╔══
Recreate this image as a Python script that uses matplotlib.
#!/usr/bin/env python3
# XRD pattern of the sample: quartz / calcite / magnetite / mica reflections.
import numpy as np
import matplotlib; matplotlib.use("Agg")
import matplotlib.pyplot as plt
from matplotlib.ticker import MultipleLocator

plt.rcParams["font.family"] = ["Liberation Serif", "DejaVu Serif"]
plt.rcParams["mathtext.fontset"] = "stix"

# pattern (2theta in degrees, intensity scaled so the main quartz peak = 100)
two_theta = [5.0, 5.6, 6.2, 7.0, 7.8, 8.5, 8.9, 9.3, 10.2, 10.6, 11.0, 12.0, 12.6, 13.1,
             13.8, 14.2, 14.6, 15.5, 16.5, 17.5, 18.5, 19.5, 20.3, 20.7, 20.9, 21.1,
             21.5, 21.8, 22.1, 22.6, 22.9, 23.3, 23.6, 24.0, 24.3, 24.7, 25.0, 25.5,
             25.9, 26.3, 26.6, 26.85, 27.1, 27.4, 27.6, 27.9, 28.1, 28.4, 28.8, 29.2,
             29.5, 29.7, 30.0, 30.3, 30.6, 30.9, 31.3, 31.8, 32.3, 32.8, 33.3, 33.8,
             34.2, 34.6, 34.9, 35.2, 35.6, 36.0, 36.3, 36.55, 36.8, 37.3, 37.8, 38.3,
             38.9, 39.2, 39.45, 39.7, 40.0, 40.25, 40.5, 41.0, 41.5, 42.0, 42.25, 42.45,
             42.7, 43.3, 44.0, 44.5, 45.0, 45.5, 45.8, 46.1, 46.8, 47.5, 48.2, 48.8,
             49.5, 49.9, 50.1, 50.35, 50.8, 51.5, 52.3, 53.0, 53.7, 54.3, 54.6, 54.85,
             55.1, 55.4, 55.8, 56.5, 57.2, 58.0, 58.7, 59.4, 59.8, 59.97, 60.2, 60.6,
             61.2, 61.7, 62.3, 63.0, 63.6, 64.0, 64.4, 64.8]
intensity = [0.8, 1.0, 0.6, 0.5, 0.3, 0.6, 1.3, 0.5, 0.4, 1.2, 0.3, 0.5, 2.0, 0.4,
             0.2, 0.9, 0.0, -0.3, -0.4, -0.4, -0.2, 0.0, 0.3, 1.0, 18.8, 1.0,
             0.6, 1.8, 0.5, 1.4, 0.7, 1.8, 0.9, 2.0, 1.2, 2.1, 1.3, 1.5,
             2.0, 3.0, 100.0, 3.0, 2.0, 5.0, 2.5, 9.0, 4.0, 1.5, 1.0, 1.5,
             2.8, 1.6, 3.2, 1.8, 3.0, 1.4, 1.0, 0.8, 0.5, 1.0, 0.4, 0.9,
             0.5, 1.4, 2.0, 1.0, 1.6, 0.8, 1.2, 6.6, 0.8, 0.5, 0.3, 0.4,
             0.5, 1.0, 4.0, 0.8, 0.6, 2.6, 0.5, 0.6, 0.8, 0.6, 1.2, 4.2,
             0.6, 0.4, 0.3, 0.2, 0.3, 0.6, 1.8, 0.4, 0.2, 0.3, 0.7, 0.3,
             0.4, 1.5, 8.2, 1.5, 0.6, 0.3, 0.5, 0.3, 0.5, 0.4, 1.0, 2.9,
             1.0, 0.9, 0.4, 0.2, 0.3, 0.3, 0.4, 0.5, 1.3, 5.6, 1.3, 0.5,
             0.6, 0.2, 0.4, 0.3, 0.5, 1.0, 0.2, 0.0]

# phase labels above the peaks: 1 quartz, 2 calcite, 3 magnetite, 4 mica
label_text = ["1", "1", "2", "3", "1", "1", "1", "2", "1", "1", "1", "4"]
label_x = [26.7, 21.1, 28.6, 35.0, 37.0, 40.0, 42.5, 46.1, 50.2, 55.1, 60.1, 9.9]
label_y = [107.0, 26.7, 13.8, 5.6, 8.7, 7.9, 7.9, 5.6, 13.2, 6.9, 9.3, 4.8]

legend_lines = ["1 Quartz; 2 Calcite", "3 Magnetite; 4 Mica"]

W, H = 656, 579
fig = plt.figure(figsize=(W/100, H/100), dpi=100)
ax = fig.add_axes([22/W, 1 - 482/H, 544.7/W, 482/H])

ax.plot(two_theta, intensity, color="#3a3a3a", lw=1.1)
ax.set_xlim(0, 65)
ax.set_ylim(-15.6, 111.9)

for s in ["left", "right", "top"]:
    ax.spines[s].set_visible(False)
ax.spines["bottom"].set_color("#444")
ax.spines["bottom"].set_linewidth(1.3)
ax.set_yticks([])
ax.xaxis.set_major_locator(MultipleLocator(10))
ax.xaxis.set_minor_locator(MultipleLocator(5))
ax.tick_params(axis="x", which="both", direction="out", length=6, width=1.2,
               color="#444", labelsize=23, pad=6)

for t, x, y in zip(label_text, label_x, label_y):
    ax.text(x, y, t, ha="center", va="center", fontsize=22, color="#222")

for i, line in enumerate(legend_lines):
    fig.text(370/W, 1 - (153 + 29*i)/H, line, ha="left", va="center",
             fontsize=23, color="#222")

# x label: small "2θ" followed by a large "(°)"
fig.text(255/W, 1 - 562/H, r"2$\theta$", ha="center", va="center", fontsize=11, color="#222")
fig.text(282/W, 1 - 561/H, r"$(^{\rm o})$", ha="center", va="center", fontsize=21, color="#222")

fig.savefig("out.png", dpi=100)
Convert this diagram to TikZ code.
╚══
• _What is asked_: Copy out each line exactly.

• _Exercise solution_:
Recreate this image as a Python script that uses matplotlib.
#!/usr/bin/env python3
# XRD pattern of the sample: quartz / calcite / magnetite / mica reflections.
import numpy as np
import matplotlib; matplotlib.use("Agg")
import matplotlib.pyplot as plt
from matplotlib.ticker import MultipleLocator

plt.rcParams["font.family"] = ["Liberation Serif", "DejaVu Serif"]
plt.rcParams["mathtext.fontset"] = "stix"

# pattern (2theta in degrees, intensity scaled so the main quartz peak = 100)
two_theta = [5.0, 5.6, 6.2, 7.0, 7.8, 8.5, 8.9, 9.3, 10.2, 10.6, 11.0, 12.0, 12.6, 13.1,
             13.8, 14.2, 14.6, 15.5, 16.5, 17.5, 18.5, 19.5, 20.3, 20.7, 20.9, 21.1,
             21.5, 21.8, 22.1, 22.6, 22.9, 23.3, 23.6, 24.0, 24.3, 24.7, 25.0, 25.5,
             25.9, 26.3, 26.6, 26.85, 27.1, 27.4, 27.6, 27.9, 28.1, 28.4, 28.8, 29.2,
             29.5, 29.7, 30.0, 30.3, 30.6, 30.9, 31.3, 31.8, 32.3, 32.8, 33.3, 33.8,
             34.2, 34.6, 34.9, 35.2, 35.6, 36.0, 36.3, 36.55, 36.8, 37.3, 37.8, 38.3,
             38.9, 39.2, 39.45, 39.7, 40.0, 40.25, 40.5, 41.0, 41.5, 42.0, 42.25, 42.45,
             42.7, 43.3, 44.0, 44.5, 45.0, 45.5, 45.8, 46.1, 46.8, 47.5, 48.2, 48.8,
             49.5, 49.9, 50.1, 50.35, 50.8, 51.5, 52.3, 53.0, 53.7, 54.3, 54.6, 54.85,
             55.1, 55.4, 55.8, 56.5, 57.2, 58.0, 58.7, 59.4, 59.8, 59.97, 60.2, 60.6,
             61.2, 61.7, 62.3, 63.0, 63.6, 64.0, 64.4, 64.8]
intensity = [0.8, 1.0, 0.6, 0.5, 0.3, 0.6, 1.3, 0.5, 0.4, 1.2, 0.3, 0.5, 2.0, 0.4,
             0.2, 0.9, 0.0, -0.3, -0.4, -0.4, -0.2, 0.0, 0.3, 1.0, 18.8, 1.0,
             0.6, 1.8, 0.5, 1.4, 0.7, 1.8, 0.9, 2.0, 1.2, 2.1, 1.3, 1.5,
             2.0, 3.0, 100.0, 3.0, 2.0, 5.0, 2.5, 9.0, 4.0, 1.5, 1.0, 1.5,
             2.8, 1.6, 3.2, 1.8, 3.0, 1.4, 1.0, 0.8, 0.5, 1.0, 0.4, 0.9,
             0.5, 1.4, 2.0, 1.0, 1.6, 0.8, 1.2, 6.6, 0.8, 0.5, 0.3, 0.4,
             0.5, 1.0, 4.0, 0.8, 0.6, 2.6, 0.5, 0.6, 0.8, 0.6, 1.2, 4.2,
             0.6, 0.4, 0.3, 0.2, 0.3, 0.6, 1.8, 0.4, 0.2, 0.3, 0.7, 0.3,
             0.4, 1.5, 8.2, 1.5, 0.6, 0.3, 0.5, 0.3, 0.5, 0.4, 1.0, 2.9,
             1.0, 0.9, 0.4, 0.2, 0.3, 0.3, 0.4, 0.5, 1.3, 5.6, 1.3, 0.5,
             0.6, 0.2, 0.4, 0.3, 0.5, 1.0, 0.2, 0.0]

# phase labels above the peaks: 1 quartz, 2 calcite, 3 magnetite, 4 mica
label_text = ["1", "1", "2", "3", "1", "1", "1", "2", "1", "1", "1", "4"]
label_x = [26.7, 21.1, 28.6, 35.0, 37.0, 40.0, 42.5, 46.1, 50.2, 55.1, 60.1, 9.9]
label_y = [107.0, 26.7, 13.8, 5.6, 8.7, 7.9, 7.9, 5.6, 13.2, 6.9, 9.3, 4.8]

legend_lines = ["1 Quartz; 2 Calcite", "3 Magnetite; 4 Mica"]

W, H = 656, 579
fig = plt.figure(figsize=(W/100, H/100), dpi=100)
ax = fig.add_axes([22/W, 1 - 482/H, 544.7/W, 482/H])

ax.plot(two_theta, intensity, color="#3a3a3a", lw=1.1)
ax.set_xlim(0, 65)
ax.set_ylim(-15.6, 111.9)

for s in ["left", "right", "top"]:
    ax.spines[s].set_visible(False)
ax.spines["bottom"].set_color("#444")
ax.spines["bottom"].set_linewidth(1.3)
ax.set_yticks([])
ax.xaxis.set_major_locator(MultipleLocator(10))
ax.xaxis.set_minor_locator(MultipleLocator(5))
ax.tick_params(axis="x", which="both", direction="out", length=6, width=1.2,
               color="#444", labelsize=23, pad=6)

for t, x, y in zip(label_text, label_x, label_y):
    ax.text(x, y, t, ha="center", va="center", fontsize=22, color="#222")

for i, line in enumerate(legend_lines):
    fig.text(370/W, 1 - (153 + 29*i)/H, line, ha="left", va="center",
             fontsize=23, color="#222")

# x label: small "2θ" followed by a large "(°)"
fig.text(255/W, 1 - 562/H, r"2$\theta$", ha="center", va="center", fontsize=11, color="#222")
fig.text(282/W, 1 - 561/H, r"$(^{\rm o})$", ha="center", va="center", fontsize=21, color="#222")

fig.savefig("out.png", dpi=100)
Convert this diagram to TikZ code.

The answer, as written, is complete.